Previous research has highlighted the existence of significant linear correlations of the Southern Oscillation Index (SOI) with mean sea-level pressure in the Australasian region and with patterns of rainfall and temperature anomalies in New Zealand. The issue of the Southern Oscillation influence on New Zealand climate is revisited here, with emphasis on whether climate anomalies during the El Niño and La Niña extremes are indeed equal and opposite, as assumed in any linear analysis. The consistency of SOI-climate relationships over time is also assessed by comparing analyses before and after 1950.
A linear regression analysis of seasonally stratified rainfall and temperature data from a number of New Zealand sites is carried out, but in addition a test for a simple form of non-linearity (namely bilinearity) is applied.

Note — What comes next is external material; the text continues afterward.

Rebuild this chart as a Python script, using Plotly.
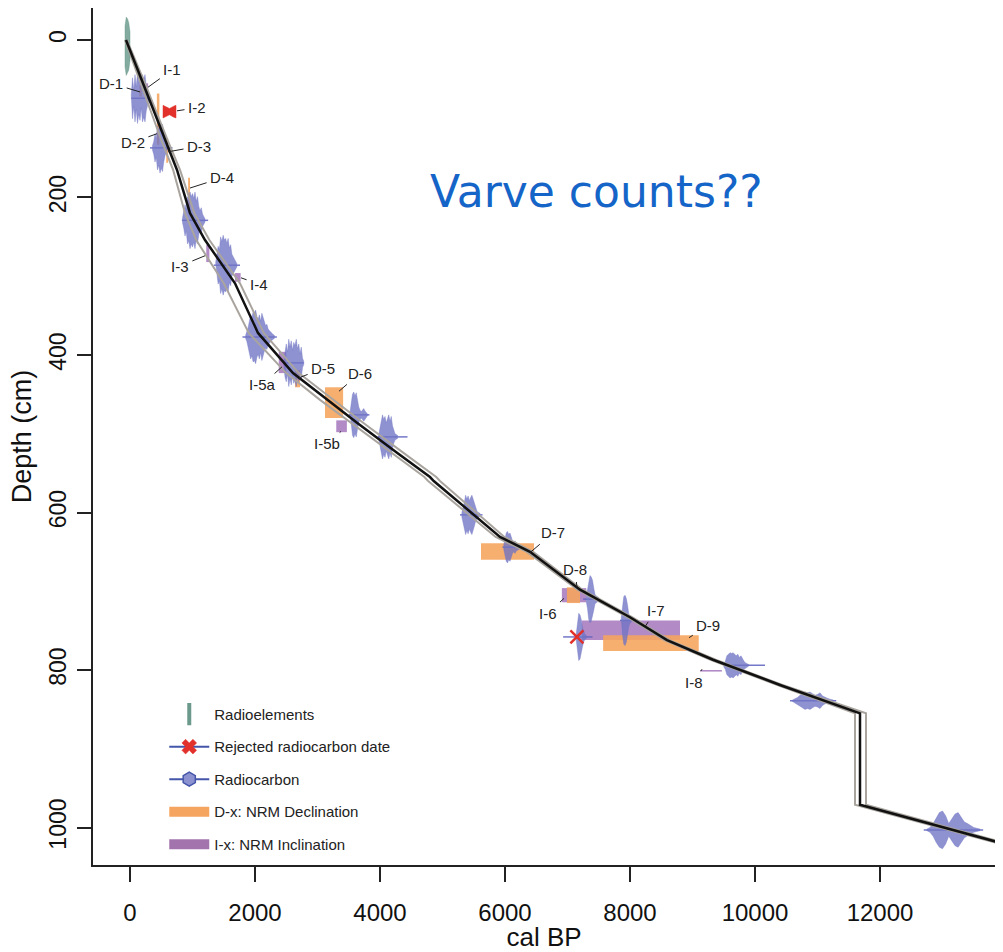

In a separate but complementary analysis, which does not impose a linear structure on the anomalies, climate data are composited for periods representing extremes of the Southern Oscillation. Both analyses show that although it is often reasonable to assume a reversal between El Niño and La Niña, non-linearities are also evident and particularly so in southern parts of New Zealand in the winter and spring seasons. At all the central and southern South Island sites analysed, winter temperatures were colder than average at both extremes of the Southern Oscillation.
In the earlier record prior to about 1950, the pattern of SOI-related climate anomalies also appears substantially different to more recent teleconnection patterns.